The cross is Michel Tremblay x Elizabeth Castle 
You'll find the thread in the middle of page 2


----------



## tomkalina (Aug 23, 2012)

I think it's the breeding of the future; compact growing plants with brightly colored flowers. Imagine the display when it gets to be a multi-growth adult!


----------



## SlipperFan (Aug 23, 2012)

Silvan said:


> Gorgeous!!.. Do you think that it would've been darker under cooler weather ?





Phrag-Plus said:


> :rollhappy:
> Nights are under 15 degrees Celsius since a week... Maybe it help!



Maybe that's why this one is so dark!
It is gorgeous, Jean-Pierre!


----------



## eaborne (Aug 23, 2012)

Drop dead gorgeous!!


----------



## brasphrag (Aug 23, 2012)

Wow!!, Great color and shape!!! Congratulations!


----------



## Hera (Aug 23, 2012)

Oh my gosh is that cute! Wonderful.


----------



## JeanLux (Aug 24, 2012)

Bravo et félicitations Jean-Pierre!!!! What a Beauty !!!! Jean


----------



## SlipperKing (Aug 24, 2012)

Phrag-Plus said:


> :rollhappy:
> Nights are under 15 degrees Celsius since a week... Maybe it help!


If this is the case, the flower would be a nice pink here in TX!

Great clone JP!


----------



## fbrem (Aug 24, 2012)

superb red phrag!!!


----------



## Susie11 (Aug 24, 2012)

Lovely.


----------



## slippertalker (Aug 24, 2012)

Very lovely!


----------



## NYEric (Aug 24, 2012)

Yay besseae hybrids! I have to see if I have this one. If not, I am coming to the Montreal show in October...


----------



## Yoyo_Jo (Aug 24, 2012)

Got any for sale Jean-Pierre??


----------



## Phrag-Plus (Aug 24, 2012)

Yoyo_Jo said:


> Got any for sale Jean-Pierre??


Not now!


----------



## phrag guy (Aug 24, 2012)

this is unbeilevable, wish it was flowering when we were visiting,it was in spike


----------



## raymond (Aug 25, 2012)

wow very nice J.P tu as des plants a vendre


----------



## chrismende (Aug 26, 2012)

What a delightful flower! Must track down one of these, or a lot!


----------



## e-spice (Aug 26, 2012)

Wow - that looks like a real winner!

Geff


----------



## goldenrose (Aug 26, 2012)

OMG :drool::drool::drool:
Can't believe no one has asked the size of the flower?! You're slippin' Eric!


----------



## gonewild (Aug 26, 2012)

goldenrose said:


> OMG :drool::drool::drool:
> Can't believe no one has asked the size of the flower?!



Who cares!


----------



## NYEric (Aug 27, 2012)

goldenrose said:


> OMG :drool::drool::drool:
> Can't believe no one has asked the size of the flower?! You're slippin' Eric!

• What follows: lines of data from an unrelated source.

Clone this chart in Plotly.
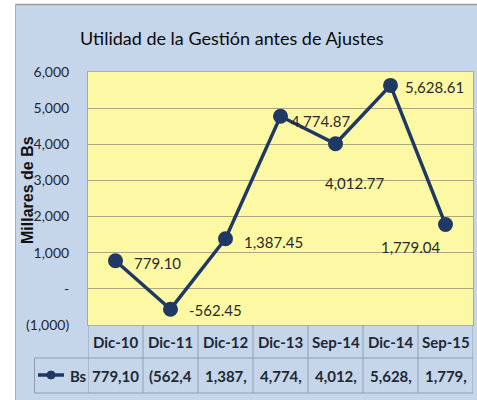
import plotly.graph_objects as go

categories = ["Dic-10", "Dic-11", "Dic-12", "Dic-13", "Sep-14", "Dic-14", "Sep-15"]
values = [779.10, -562.45, 1387.45, 4774.87, 4012.77, 5628.61, 1779.04]
point_labels = ["779.10", "-562.45", "1,387.45", "4,774.87", "4,012.77", "5,628.61", "1,779.04"]
table_values = ["779,10", "(562,4", "1,387,", "4,774,", "4,012,", "5,628,", "1,779,"]
y_tickvals = [-1000, 0, 1000, 2000, 3000, 4000, 5000, 6000]
y_ticktext = ["(1,000)", "-", "1,000", "2,000", "3,000", "4,000", "5,000", "6,000"]
series_name = "Bs"
title_text = "Utilidad de la Gestión antes de Ajustes"
y_title = "Millares de Bs"

# label offsets (px): (xshift, yshift, xanchor)
label_pos = [(16, -2, "left"), (16, -1, "left"), (16, -3, "left"), (8, -5, "left"),
             (19, -39, "center"), (12, -2, "left"), (-35, -22, "center")]

W, H = 477, 400
L, R, T, B = 88, 4, 72, 75
PW, PH = W - L - R, H - T - B

def px(x):
    return (x - L) / PW

def py(y):
    return (H - B - y) / PH

FONT = "Lato, Liberation Sans, sans-serif"
TXT = "#1e2833"
NAVY = "#1f3864"
PANEL = "#c6d6ea"
TLINE = "#8e9db0"

fig = go.Figure()
fig.add_trace(go.Scatter(
    x=categories, y=values, mode="lines+markers", name=series_name,
    line=dict(color=NAVY, width=3.5),
    marker=dict(color=NAVY, size=15, symbol="circle"),
    showlegend=False, cliponaxis=False,
))

annotations = []
for c, v, t, (xs, ys, xa) in zip(categories, values, point_labels, label_pos):
    annotations.append(dict(x=c, y=v, xref="x", yref="y", text=t, showarrow=False,
                            xanchor=xa, yanchor="middle", xshift=xs, yshift=ys,
                            font=dict(family=FONT, size=15, color="#2a2a2a")))
for c, t in zip(categories, table_values):
    annotations.append(dict(x=c, y=py(342), xref="x", yref="paper", text="<b>%s</b>" % c, showarrow=False,
                            font=dict(family=FONT, size=15, color=TXT), yanchor="middle"))
    annotations.append(dict(x=c, y=py(376), xref="x", yref="paper", text="<b>%s</b>" % t, showarrow=False,
                            font=dict(family=FONT, size=15, color=TXT), yanchor="middle"))
annotations.append(dict(x=px(232), y=py(38), xref="paper", yref="paper", text=title_text,
                        showarrow=False, xanchor="center", yanchor="middle",
                        font=dict(family=FONT, size=18, color="#0a0a0a")))
annotations.append(dict(x=px(27), y=py(190), xref="paper", yref="paper", text="<b>%s</b>" % y_title,
                        showarrow=False, textangle=-90, xanchor="center", yanchor="middle",
                        font=dict(family="Liberation Sans, Arial, sans-serif", size=16, color="#111111")))
annotations.append(dict(x=px(68), y=py(376), xref="paper", yref="paper", text="<b>%s</b>" % series_name,
                        showarrow=False, xanchor="left", yanchor="middle",
                        font=dict(family=FONT, size=15, color=TXT)))

shapes = []
shapes.append(dict(type="rect", xref="paper", yref="paper", x0=px(0), x1=px(15), y0=py(400), y1=py(0),
                   fillcolor="white", line=dict(width=0), layer="above"))
shapes.append(dict(type="rect", xref="paper", yref="paper", x0=px(0), x1=px(477), y0=py(4), y1=py(0),
                   fillcolor="white", line=dict(width=0), layer="above"))
shapes.append(dict(type="line", xref="paper", yref="paper", x0=px(15), x1=px(477), y0=py(4.5), y1=py(4.5),
                   line=dict(color="#9a9a9a", width=1.5), layer="above"))
shapes.append(dict(type="line", xref="paper", yref="paper", x0=px(15.5), x1=px(15.5), y0=py(4), y1=py(400),
                   line=dict(color="#a8b0ba", width=1), layer="above"))
n = len(categories)
for i in range(n + 1):
    shapes.append(dict(type="line", xref="x", yref="paper", x0=i - 0.5, x1=i - 0.5, y0=py(393), y1=0,
                       line=dict(color=TLINE, width=1), layer="above"))
for yy in (358, 393):
    shapes.append(dict(type="line", xref="paper", yref="paper", x0=px(34.5), x1=1, y0=py(yy), y1=py(yy),
                       line=dict(color=TLINE, width=1), layer="above"))
shapes.append(dict(type="line", xref="paper", yref="paper", x0=px(34.5), x1=px(34.5), y0=py(358), y1=py(393),
                   line=dict(color=TLINE, width=1), layer="above"))
shapes.append(dict(type="line", xref="paper", yref="paper", x0=px(38), x1=px(64), y0=py(375), y1=py(375),
                   line=dict(color=NAVY, width=3.5), layer="above"))
shapes.append(dict(type="circle", xref="paper", yref="paper", x0=px(47), x1=px(55), y0=py(371), y1=py(379),
                   fillcolor=NAVY, line=dict(color=NAVY, width=1), layer="above"))

fig.update_layout(
    width=W, height=H, autosize=False,
    margin=dict(l=L, r=R, t=T, b=B),
    paper_bgcolor=PANEL, plot_bgcolor="#fdf8a4",
    shapes=shapes, annotations=annotations,
    showlegend=False,
    xaxis=dict(type="category", range=[-0.5, n - 0.5], showticklabels=False, showgrid=False,
               zeroline=False, showline=True, linecolor="#b0b0a0", linewidth=1, mirror=True),
    yaxis=dict(range=[-1000, 6000], tickvals=y_tickvals, ticktext=y_ticktext,
               showgrid=True, gridcolor="#aca981", gridwidth=1, zeroline=False,
               showline=True, linecolor="#a8a8a0", linewidth=1, mirror=True,
               ticklabelstandoff=15,
               tickfont=dict(family=FONT, size=14, color=TXT)),
)

fig.write_html("out.html", config={"displayModeBar": False},
               post_script="document.body.style.margin='0';")
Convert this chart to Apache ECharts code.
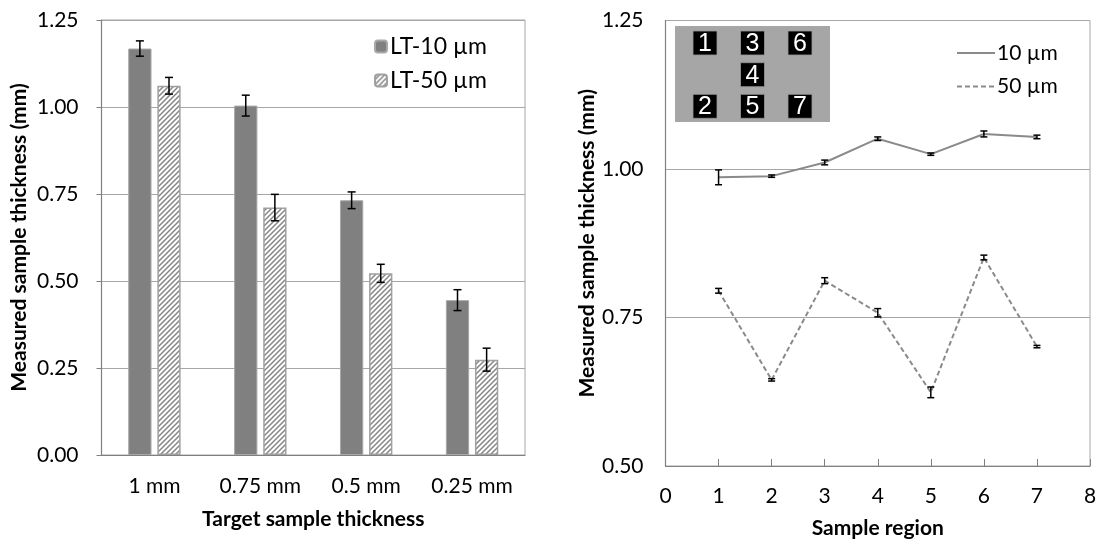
<!DOCTYPE html>
<html>
<head>
<meta charset="utf-8">
<style>html,body{margin:0;padding:0;background:#fff}#c{width:1102px;height:544px}</style>
<script src="https://cdn.jsdelivr.net/npm/echarts@6/dist/echarts.min.js"></script>
</head>
<body>
<div id="c"></div>
<script>
// ---- Data ----
const categories = ['1 mm', '0.75 mm', '0.5 mm', '0.25 mm'];
const lt10 = [1.168, 1.004, 0.732, 0.445];
const lt10Err = [0.022, 0.030, 0.024, 0.030];
const lt50 = [1.061, 0.711, 0.522, 0.274];
const lt50Err = [0.024, 0.038, 0.026, 0.033];
const leftTicks = [0, 1.25, 0.25];

const regions = [1, 2, 3, 4, 5, 6, 7];
const um10 = [0.986, 0.988, 1.011, 1.051, 1.025, 1.059, 1.054];
const um10Err = [0.0125, 0.002, 0.004, 0.003, 0.002, 0.005, 0.003];
const um50 = [0.795, 0.645, 0.812, 0.758, 0.624, 0.851, 0.701];
const um50Err = [0.004, 0.002, 0.005, 0.007, 0.009, 0.004, 0.002];
const rightTicks = [0.5, 1.25, 0.25];
const rightX = [0, 8, 1];

const regionLabels = [['1', '3', '6'], ['', '4', ''], ['2', '5', '7']];

// ---- hatch pattern ----
function hatch() {
  const s = 5;
  const cv = document.createElement('canvas');
  cv.width = s; cv.height = s;
  const g = cv.getContext('2d');
  g.fillStyle = '#fff'; g.fillRect(0, 0, s, s);
  g.strokeStyle = '#858585'; g.lineWidth = 1.5;
  g.beginPath();
  g.moveTo(0, s); g.lineTo(s, 0);
  g.moveTo(-1, 1); g.lineTo(1, -1);
  g.moveTo(s - 1, s + 1); g.lineTo(s + 1, s - 1);
  g.stroke();
  return cv;
}
const FONT = 'Lato';
const chart = echarts.init(document.getElementById('c'), null, {renderer: 'canvas'});

function errRender(offsetFrac, cap) {
  return function (params, api) {
    const x = api.value(0), lo = api.value(1), hi = api.value(2);
    const p1 = api.coord([x, lo]);
    const p2 = api.coord([x, hi]);
    let off = 0;
    if (offsetFrac !== 0) off = api.size([1, 0])[0] * offsetFrac;
    const cx = p1[0] + off;
    const st = {stroke: '#000', lineWidth: 1.5};
    return {type: 'group', children: [
      {type: 'line', shape: {x1: cx, y1: p1[1], x2: cx, y2: p2[1]}, style: st},
      {type: 'line', shape: {x1: cx - cap, y1: p1[1], x2: cx + cap, y2: p1[1]}, style: st},
      {type: 'line', shape: {x1: cx - cap, y1: p2[1], x2: cx + cap, y2: p2[1]}, style: st}
    ]};
  };
}
const err10 = lt10.map((v, i) => [i, v - lt10Err[i], v + lt10Err[i]]);
const err50 = lt50.map((v, i) => [i, v - lt50Err[i], v + lt50Err[i]]);
const errR10 = um10.map((v, i) => [regions[i], v - um10Err[i], v + um10Err[i]]);
const errR50 = um50.map((v, i) => [regions[i], v - um50Err[i], v + um50Err[i]]);

const axisLabelStyle = {color: '#000', fontSize: 21, fontFamily: FONT};
const nameStyle = {color: '#000', fontSize: 21, fontWeight: 'bold', fontFamily: FONT};

// inset graphics
const insetChildren = [{type: 'rect', shape: {x: 675, y: 26, width: 155, height: 96}, style: {fill: '#a6a6a6'}}];
const colX = [693, 740.5, 788], rowY = [31, 62.7, 94.3];
regionLabels.forEach((row, r) => row.forEach((t, c) => {
  if (!t) return;
  insetChildren.push({type: 'rect', shape: {x: colX[c], y: rowY[r], width: 24, height: 24}, style: {fill: '#000', stroke: '#9a9a9a', lineWidth: 0.8}});
  insetChildren.push({type: 'text', x: colX[c] + 12, y: rowY[r] + 13, z: 10,
    style: {text: t, fill: '#fff', fontSize: 25, fontFamily: 'Liberation Sans', align: 'center', verticalAlign: 'middle'}});
}));

chart.setOption({
  animation: false,
  textStyle: {fontFamily: FONT},
  grid: [
    {left: 101.5, right: 577, top: 20, bottom: 89, show: true, borderColor: '#a6a6a6', borderWidth: 1},
    {left: 665.5, right: 12, top: 20.5, bottom: 77.5, show: true, borderColor: '#a6a6a6', borderWidth: 1}
  ],
  legend: [
    {data: ['LT-10 µm', 'LT-50 µm'], orient: 'vertical', left: 374, top: 35, padding: 0, itemWidth: 12, itemHeight: 12, itemGap: 11,
     textStyle: {fontSize: 23, color: '#000', fontFamily: FONT, padding: [0, 0, 0, -2]}},
    {data: ['10 µm', '50 µm'], orient: 'vertical', left: 956, top: 42.5, padding: 0, itemWidth: 38, itemHeight: 12, itemGap: 12.5,
     itemStyle: {opacity: 0},
     textStyle: {fontSize: 21, color: '#000', fontFamily: FONT, padding: [0, 0, 0, -3]}}
  ],
  xAxis: [
    {type: 'category', gridIndex: 0, data: categories,
     axisLine: {lineStyle: {color: '#808080', width: 1.2}}, axisTick: {show: false},
     axisLabel: Object.assign({margin: 21}, axisLabelStyle),
     name: 'Target sample thickness', nameLocation: 'middle', nameGap: 54, nameTextStyle: nameStyle},
    {type: 'value', gridIndex: 1, min: rightX[0], max: rightX[1], interval: rightX[2],
     splitLine: {show: false},
     axisLine: {lineStyle: {color: '#808080', width: 1.2}},
     axisTick: {show: true, inside: true, length: 7, lineStyle: {color: '#808080'}},
     axisLabel: Object.assign({margin: 20}, axisLabelStyle),
     name: 'Sample region', nameLocation: 'middle', nameGap: 52, nameTextStyle: nameStyle}
  ],
  yAxis: [
    {type: 'value', gridIndex: 0, min: leftTicks[0], max: leftTicks[1], interval: leftTicks[2],
     axisLine: {show: true, lineStyle: {color: '#808080', width: 1.2}},
     axisTick: {show: true, length: 5, lineStyle: {color: '#808080'}},
     splitLine: {lineStyle: {color: '#a6a6a6', width: 1}},
     axisLabel: Object.assign({margin: 23, formatter: v => v.toFixed(2)}, axisLabelStyle),
     name: 'Measured sample thickness (mm)', nameLocation: 'middle', nameGap: 72, nameTextStyle: nameStyle},
    {type: 'value', gridIndex: 1, min: rightTicks[0], max: rightTicks[1], interval: rightTicks[2],
     axisLine: {show: true, lineStyle: {color: '#808080', width: 1.2}},
     axisTick: {show: false},
     splitLine: {lineStyle: {color: '#a6a6a6', width: 1}},
     axisLabel: Object.assign({margin: 22, formatter: v => v.toFixed(2)}, axisLabelStyle),
     name: 'Measured sample thickness (mm)', nameLocation: 'middle', nameGap: 68, nameTextStyle: nameStyle}
  ],
  graphic: [{type: 'group', children: insetChildren}],
  series: [
    {name: 'LT-10 µm', type: 'bar', xAxisIndex: 0, yAxisIndex: 0, data: lt10, barWidth: '22%', barGap: '25%',
     itemStyle: {color: '#808080', borderColor: '#a8a8a8', borderWidth: 1}},
    {name: 'LT-50 µm', type: 'bar', xAxisIndex: 0, yAxisIndex: 0, data: lt50, barWidth: '22%', barGap: '25%',
     itemStyle: {color: {image: hatch(), repeat: 'repeat'}, borderColor: '#a0a0a0', borderWidth: 1.5}},
    {type: 'custom', xAxisIndex: 0, yAxisIndex: 0, data: err10, renderItem: errRender(-0.1375, 4), z: 5,
     encode: {x: 0, y: [1, 2]}},
    {type: 'custom', xAxisIndex: 0, yAxisIndex: 0, data: err50, renderItem: errRender(0.1375, 4), z: 5,
     encode: {x: 0, y: [1, 2]}},
    {name: '10 µm', type: 'line', xAxisIndex: 1, yAxisIndex: 1, data: regions.map((r, i) => [r, um10[i]]),
     symbol: 'none', lineStyle: {color: '#8a8a8a', width: 2}, itemStyle: {color: '#8a8a8a'}},
    {name: '50 µm', type: 'line', xAxisIndex: 1, yAxisIndex: 1, data: regions.map((r, i) => [r, um50[i]]),
     symbol: 'none', lineStyle: {color: '#8a8a8a', width: 2, type: [5, 3]}, itemStyle: {color: '#8a8a8a'}},
    {type: 'custom', xAxisIndex: 1, yAxisIndex: 1, data: errR10, renderItem: errRender(0, 3.5), z: 5,
     encode: {x: 0, y: [1, 2]}},
    {type: 'custom', xAxisIndex: 1, yAxisIndex: 1, data: errR50, renderItem: errRender(0, 3.5), z: 5,
     encode: {x: 0, y: [1, 2]}}
  ]
});
</script>
</body>
</html>
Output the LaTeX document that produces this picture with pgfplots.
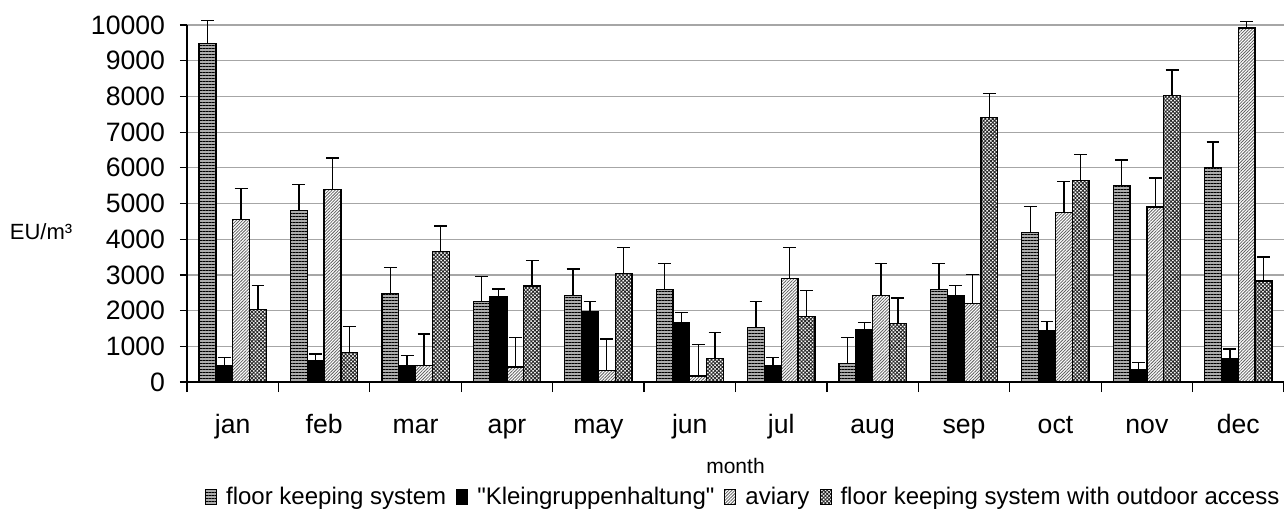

I *never* ask about the size of flowers. I'm only interested in the plant size and growth habit and the blooms!


----------



## Dido (Aug 27, 2012)

Thats a real eye catcher


----------



## tomkalina (Aug 27, 2012)

I aggreee with Lance; Flower size is irrelevant in this style of breeding. Besides, the double dose of Hanne Popow and the introduction of fischeri almost guaratees a compact growth, and I think today's growers are looking for this characteristic. Nice hybrid, Jean-Pierre.....


----------